Until then, public debate about this subject had largely dwelt on conditions within factories. Now, the focus shifted to their living conditions. Alongside the Bombay Improvement Trust, and running in parallel to its activities, we see the formation of voluntary civic associations devoted to “social service”.
A noteworthy feature of the initiatives undertaken by these associations, which I discuss in my book, was the emphasis on disciplining and reforming the bodily conduct and hygiene of the working classes. These social reformers were drawn, for the most part, from the Hindu upper castes. So, there is certainly a direct link between the plague pandemic and the social activism of sections of the educated Indian middle class in early twentieth-century Bombay.
But the debates that arose in the context of this social activism seldom engaged directly with the underlying causes of urban poverty and the structural conditions that were responsible for the horrendous living conditions of the poor in the city.
Interestingly, the current pandemic has also revived the question of how the urban poor work and live in contemporary India. The impact of the lockdown on migrants fleeing cities was a prominent theme in public debate during the early months of the pandemic.
However, as that crisis diminished in significance, the public interest in it also waned. So the visibility of the “labour question” appears to have been a temporary phenomenon, the issue receded from public consciousness as swiftly as it arose.

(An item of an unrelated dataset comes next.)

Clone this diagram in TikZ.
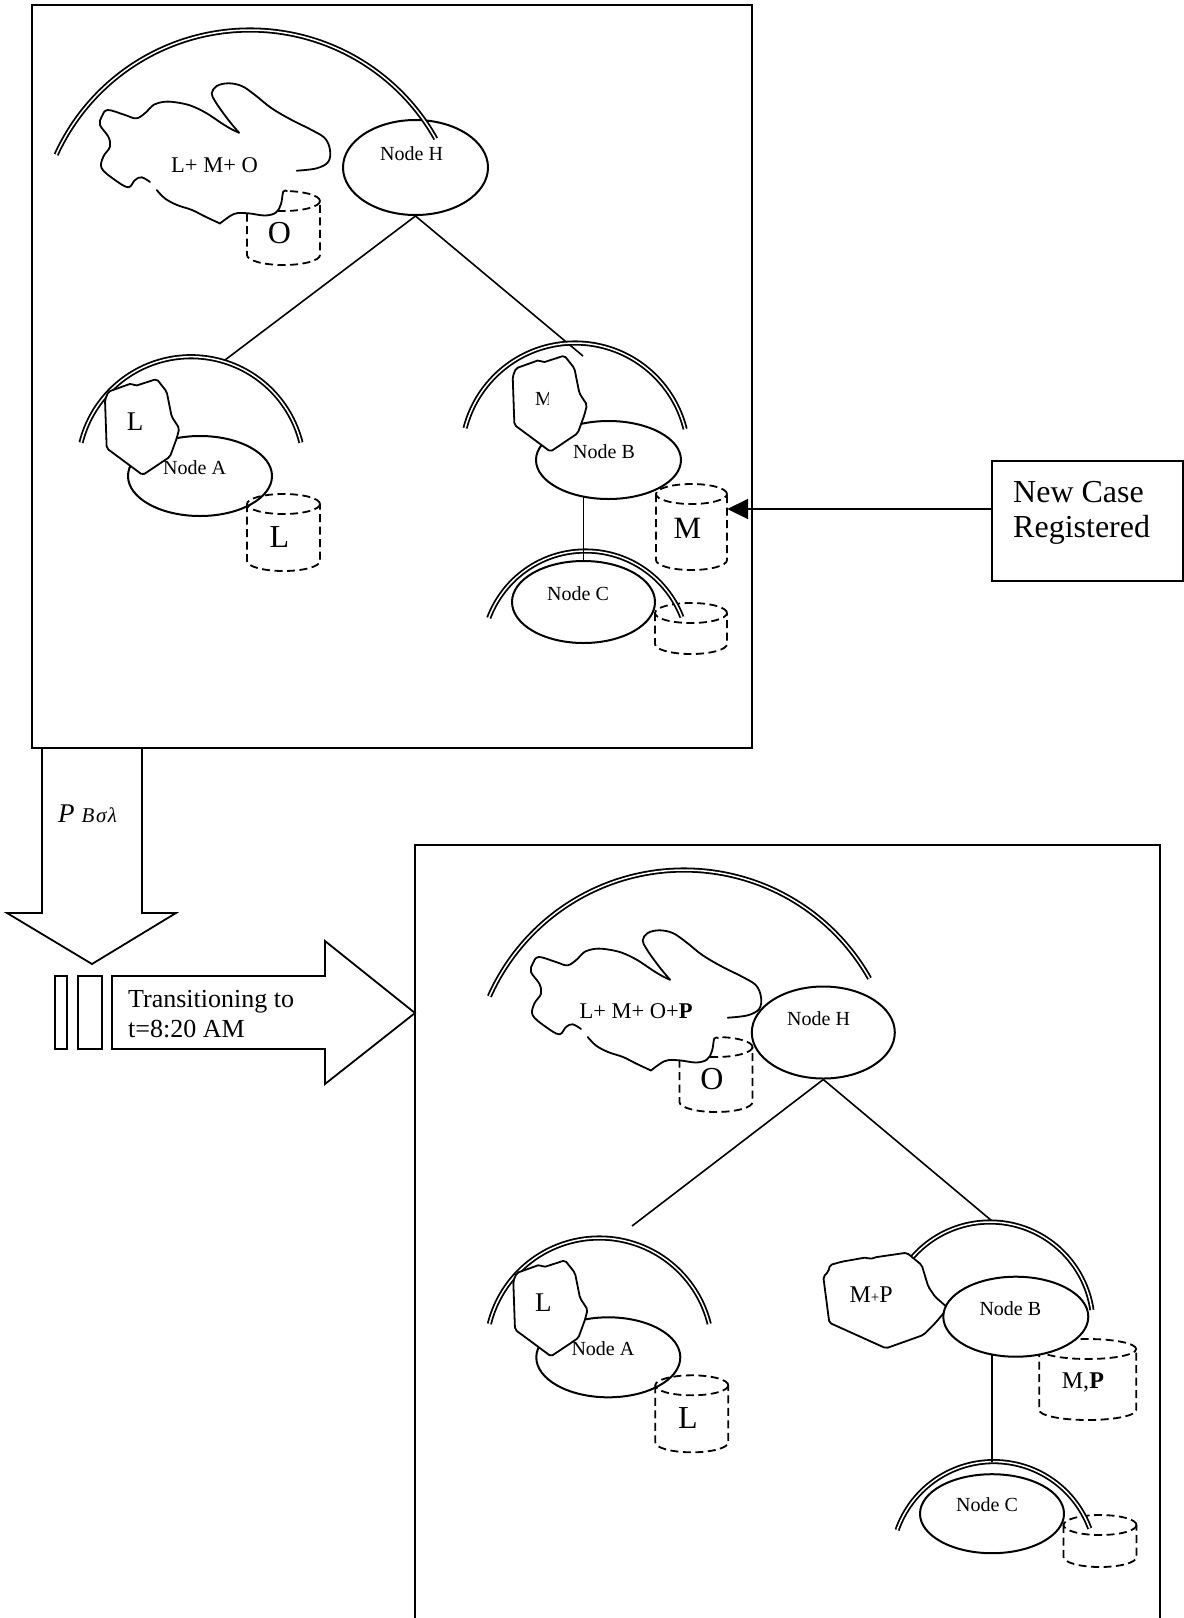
\documentclass[tikz,border=0pt]{standalone}
\usepackage{fontspec}
\setmainfont{Liberation Serif}
\usetikzlibrary{shapes.geometric,arrows.meta}

\tikzset{
  panel/.style={line width=2pt},
  hood/.style={double, line width=1.8pt, double distance=1.5pt},
  tree/.style={line width=1.6pt},
  member/.style={ellipse, draw, fill=white, line width=2pt, inner sep=0pt},
  blob/.style={draw, fill=white, line width=1.8pt, line join=round, rounded corners=2pt},
  cloudline/.style={line width=1.8pt, line join=round, line cap=round},
  cylline/.style={line width=1.8pt, dash pattern=on 8pt off 4.5pt},
  cylbox/.style={inner sep=0pt, draw=none},
  nm/.style={font=\fontsize{20}{24}\selectfont, inner sep=0pt, anchor=base west},
  big/.style={font=\fontsize{32}{36}\selectfont, inner sep=0pt},
  txt/.style={inner sep=0pt, anchor=base west},
}

% double "hood" arc over a member group: centre x, centre y, radius, from, to
\newcommand\hoodarc[5]{\draw[hood] plot[domain=#4:#5, samples=100, variable=\t] ({#1+#3*cos(\t)},{#2-#3*sin(\t)});}

% dashed store cylinder: name, centre x, top y, width, height
\newcommand\dbcyl[5]{%
  \node[cylbox, minimum width=#4pt, minimum height=#5pt] (#1) at (#2,{#3+#5/2}) {};
  \draw[cylline] ({#2-#4/2},{#3+10}) -- ({#2-#4/2},{#3+#5-10})
     arc[start angle=180, end angle=360, x radius=#4*0.5pt, y radius=10pt] -- ({#2+#4/2},{#3+10});
  \draw[cylline] (#2,{#3+10}) ellipse[x radius=#4*0.5pt, y radius=10pt];
}

% irregular knowledge cloud (open outline with small gaps)
\newcommand\cloudoutline{%
  \fill[white] (150,182) -- (141.7,177.3) -- (135,180) -- (128.3,187.3) -- (115,180) -- (101.7,168.3)
    -- (103.3,156.7) -- (110,146.7) -- (108.3,136.7) -- (100,125) -- (101.7,116.7) -- (107.7,110)
    -- (125,115) -- (136.7,118.3) -- (146.7,111.7) -- (153.3,105) -- (165,101.7) -- (178.3,102.7)
    -- (191.7,106) -- (206.7,113.3) -- (221.7,123.3) -- (231.7,129.3) -- (239,132.7)
    -- (230,122) -- (221,110) -- (215,101) -- (211.7,93.3) -- (216.7,86) -- (228.3,83.3) -- (241.7,86)
    -- (255,95) -- (271.7,108.3) -- (291.7,120) -- (311.7,130) -- (325,138.3) -- (330,150)
    -- (328.3,161.7) -- (316.7,168.3) -- (296.7,170.7) -- (287,191) -- (283.3,191.5) -- (281,204)
    -- (276,212.5) -- (265,215.5) -- (248,213.3) -- (234,214) -- (220,223.5) -- (205,216.5)
    -- (192,210) -- (177,205) -- (165,198.5) -- (156.7,190) -- cycle;
  \draw[cloudline] plot[smooth, tension=0.6] coordinates {(150,182) (141.7,177.3) (135,180) (128.3,187.3)
    (115,180) (101.7,168.3) (103.3,156.7) (110,146.7) (108.3,136.7) (100,125) (101.7,116.7) (107.7,110)
    (125,115) (136.7,118.3) (146.7,111.7) (153.3,105) (165,101.7) (178.3,102.7) (191.7,106)
    (206.7,113.3) (221.7,123.3) (231.7,129.3) (239,132.7)};
  \draw[cloudline] plot[smooth, tension=0.6] coordinates {(239,132.7) (230,122) (221,110) (215,101)
    (211.7,93.3) (216.7,86) (228.3,83.3) (241.7,86) (255,95) (271.7,108.3) (291.7,120) (311.7,130)
    (325,138.3) (330,150) (328.3,161.7) (316.7,168.3) (296.7,170.7)};
  \draw[cloudline] plot[smooth, tension=0.6] coordinates {(156.7,190) (165,198.5) (177,205) (192,210)
    (205,216.5) (220,223.5)};
  \draw[cloudline] plot[smooth, tension=0.6] coordinates {(220,223.5) (234,214) (248,213.3)
    (265,215.5) (276,212.5) (281,204) (283.3,191.5) (287,191)};
}

% small member blob
\newcommand\hexblob{\draw[blob] (108.3,391.7) -- (131.7,383.3) -- (135,386) -- (156.7,379) -- (166.7,391.7)
  -- (171.7,416.7) -- (179.3,428.3) -- (176.7,438.3) -- (170,456.7) -- (142.7,475) -- (106.7,448.3)
  -- (105,400) -- cycle;}

% Node A with its hood, blob and store
\newcommand\agroup[1]{%
  \hoodarc{191}{470}{113.3}{14}{166}
  \node[member, minimum width=144pt, minimum height=80pt] (A#1) at (200,476) {};
  \hexblob
  \node[txt, font=\fontsize{27}{30}\selectfont] (Ablob#1) at (126.7,430) {L};
  \node[nm] (Alabel#1) at (163,474) {Node A};
  \dbcyl{cylL#1}{283.5}{494}{73}{77}
  \node[big, anchor=base] (cylLtxt#1) at (279.5,547) {L};
}

\begin{document}
\begin{tikzpicture}[x=1pt, y=-1pt]
\useasboundingbox (0,0) rectangle (1184,1618);
\clip (0,0) rectangle (1184,1618);

% ---------- frames and transition arrows ----------
\draw[panel] (32,5) rectangle (752,748);
\draw[panel] (415,1640) -- (415,845) -- (1160,845) -- (1160,1640);

\draw[panel, line width=1.8pt] (42,748) -- (42,913) -- (7,913) -- (92,964) -- (176,913) -- (142,913) -- (142,748);
\node[txt, font=\fontsize{27}{30}\selectfont\itshape] (prob) at (58,822)
  {P\hspace{7pt}{\fontsize{21}{24}\selectfont B\hspace{1.5pt}σ\hspace{1.5pt}λ}};

\draw[line width=1.8pt] (55,976) rectangle (67,1049);
\draw[line width=1.8pt] (78,976) rectangle (102,1049);
\draw[line width=1.8pt] (112,976) -- (325,976) -- (325,941) -- (415,1013) -- (325,1084) -- (325,1049) -- (112,1049) -- cycle;
\node[txt, font=\fontsize{26}{30}\selectfont] (trans1) at (128,1007) {Transitioning to};
\node[txt, font=\fontsize{26}{30}\selectfont] (trans2) at (128,1037) {t=8:20 AM};

% ---------- new case event ----------
\node[draw, line width=2pt, minimum width=191pt, minimum height=120pt, inner sep=0pt] (NCR) at (1087.5,521) {};
\node[txt, font=\fontsize{32}{35}\selectfont] (ncr1) at (1013,502) {New Case};
\node[txt, font=\fontsize{32}{35}\selectfont] (ncr2) at (1013,537) {Registered};

% ================= upper state =================
\dbcyl{cylO1}{283.5}{191}{73}{74}
\node[big, anchor=base] (cylOtxt1) at (279.5,243) {O};
\cloudoutline
\node[txt, font=\fontsize{22.5}{26}\selectfont] (cloudtxt1) at (171,172) {L+ M+ O};
\node[member, minimum width=145pt, minimum height=95pt] (H1) at (415.5,167.5) {};
\node[nm] (Hlabel1) at (380,160) {Node H};
\hoodarc{250}{243}{213}{29.3}{155.5}

\coordinate (A1top) at (225,360);
\coordinate (B1top) at (583,356);
\draw[tree] (H1.south) -- (A1top);
\draw[tree] (H1.south) -- (B1top);

\agroup{1}

% Node B
\dbcyl{cylM}{691.5}{484}{71}{86}
\node[big, anchor=base, font=\fontsize{31}{34}\selectfont] (cylMtxt) at (687.5,538) {M};
\hoodarc{575}{456.5}{113.5}{14}{165.5}
\node[member, minimum width=145pt, minimum height=78pt] (B1) at (608.5,460) {};
\begin{scope}[shift={(407.7,-23.4)}]
  \hexblob
\end{scope}
\begin{scope}
  \clip (520,380) rectangle (548.7,420);
  \node[txt, font=\fontsize{20}{24}\selectfont] (Bblob1) at (535,405) {M};
\end{scope}
\node[nm] (Blabel1) at (573,458) {Node B};

% Node C
\dbcyl{cylC1}{691}{603}{72}{51}
\hoodarc{585.5}{654.3}{103.3}{21.1}{159.4}
\node[member, minimum width=143pt, minimum height=82pt] (C1) at (583.5,602) {};
\node[nm] (Clabel1) at (547,600) {Node C};
\draw[tree] (C1.north) -- ([yshift=3pt]C1.north |- B1.south);

% event into Node B's store
\coordinate (ncrin) at ([yshift=12pt]NCR.west);
\draw[line width=1.8pt, -{Triangle[length=21pt, width=20pt]}] (ncrin) -- (ncrin -| cylM.east);

% ================= lower state =================
\dbcyl{cylO2}{716}{1037}{73}{75}
\node[big, anchor=base] (cylOtxt2) at (712,1089) {O};
\begin{scope}[shift={(431,847)}]
  \cloudoutline
\end{scope}
\node[txt, font=\fontsize{22.5}{26}\selectfont] (cloudtxt2) at (579.3,1018.3) {L+ M+ O+\textbf{P}};
\node[member, minimum width=143pt, minimum height=92pt] (H2) at (823.3,1032.5) {};
\node[nm] (Hlabel2) at (787,1025) {Node H};
\hoodarc{684}{1083}{213}{29.4}{156}

\coordinate (A2top) at (632,1226);
\coordinate (B2top) at (992,1221);
\draw[tree] (H2.south) -- (A2top);
\draw[tree] (H2.south) -- (B2top);

\begin{scope}[shift={(408.3,881.3)}]
  \agroup{2}
\end{scope}

% Node B with the new case P
\dbcyl{cylMP}{1087.7}{1339}{97}{81}
\node[txt, font=\fontsize{24}{28}\selectfont] (cylMPtxt) at (1061.7,1388.3) {M,\textbf{P}};
\hoodarc{990}{1325}{103}{8.4}{150}
\draw[blob] (830,1265) -- (841.7,1261.7) -- (866.7,1257.3) -- (870,1259.3) -- (875,1257.3) -- (906.7,1252.7)
  -- (921.7,1265) -- (928.3,1286.7) -- (935,1296.7) -- (948,1308) -- (935,1323.3) -- (923.3,1335)
  -- (886,1348.3) -- (829.3,1322.7) -- (823.3,1276.7) -- (828.3,1271.7) -- cycle;
\node[txt, font=\fontsize{24}{28}\selectfont] (Bblob2) at (849.3,1302.7) {M{\fontsize{15}{18}\selectfont+}P};
\node[member, minimum width=145pt, minimum height=80pt] (B2) at (1015.8,1316.7) {};
\node[nm] (Blabel2) at (979.3,1315) {Node B};

% Node C
\dbcyl{cylC2}{1100}{1515}{73}{52}
\hoodarc{993.7}{1564}{102.4}{20.3}{160.6}
\node[member, minimum width=144pt, minimum height=79pt] (C2) at (992,1513.7) {};
\node[nm] (Clabel2) at (956,1511.7) {Node C};
\coordinate (C2top) at (992,1462);
\draw[tree] (C2top) -- ([yshift=3pt]C2top |- B2.south);
\end{tikzpicture}
\end{document}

How is the 1896 plague remembered, or commemorated if at all, in contemporary Mumbai? Does it retain any place in public memory, and is anyone (artists, intellectuals, others) making connections between 1896 and 2020?
A curious feature of the major pandemics that have afflicted Mumbai in the past is how little trace they have left in the public consciousness.
Although both the bubonic plague (1896-1914) and influenza (1918-19) were significant events in the city’s history, they scarcely figure in popular histories. The impact of the plague on Mumbai is to be discerned more firmly in its built environment than in the realm of public memory. However, there are signs that things may be changing. In 2018, the Mumbai-based artist Ranjit Kandalgaonkar put together a fascinating visual representation of the bubonic plague using archival materials from the Wellcome Collection in London. And the current pandemic appears to have stimulated public interest in the history of previous pandemics in the city.
I have a colleague who’s writing a single-volume history of the United States at the moment, and he has told me how difficult it is to avoid delving into the numerous epidemics and public health crises as he writes American history from the perspective of 2020. How do you think the Covid-19 pandemic might change the kinds of questions and themes that are addressed by historians of colonial and post-colonial South Asia?
I think the answer to this question depends on how severe and consequential the impact of Covid-19 proves to be in the long run. Like other crises that have befallen Indian cities in the past, this pandemic has already exposed the structural fault lines within society. It has revealed the glaring inadequacies of the Indian state and the country’s ramshackle and underfunded public health infrastructure.
It has brutally highlighted the precarity of migrant lives in Indian cities and the callousness with which urban elites deal with the labouring classes on whose services they depend. Equally, it has shown how crucially social networks – in particular, village, caste and kinship ties – mediate the relationship between city and countryside.
All of these features have longer histories that need to be recovered and told. The intellectual bifurcation between studies of colonial and postcolonial India needs to yield to more longue duree studies of migration, labour, governance, public health, and associational culture in the urban context that transcend the temporal break of 1947.
This article first appeared on the India China Institute’s website.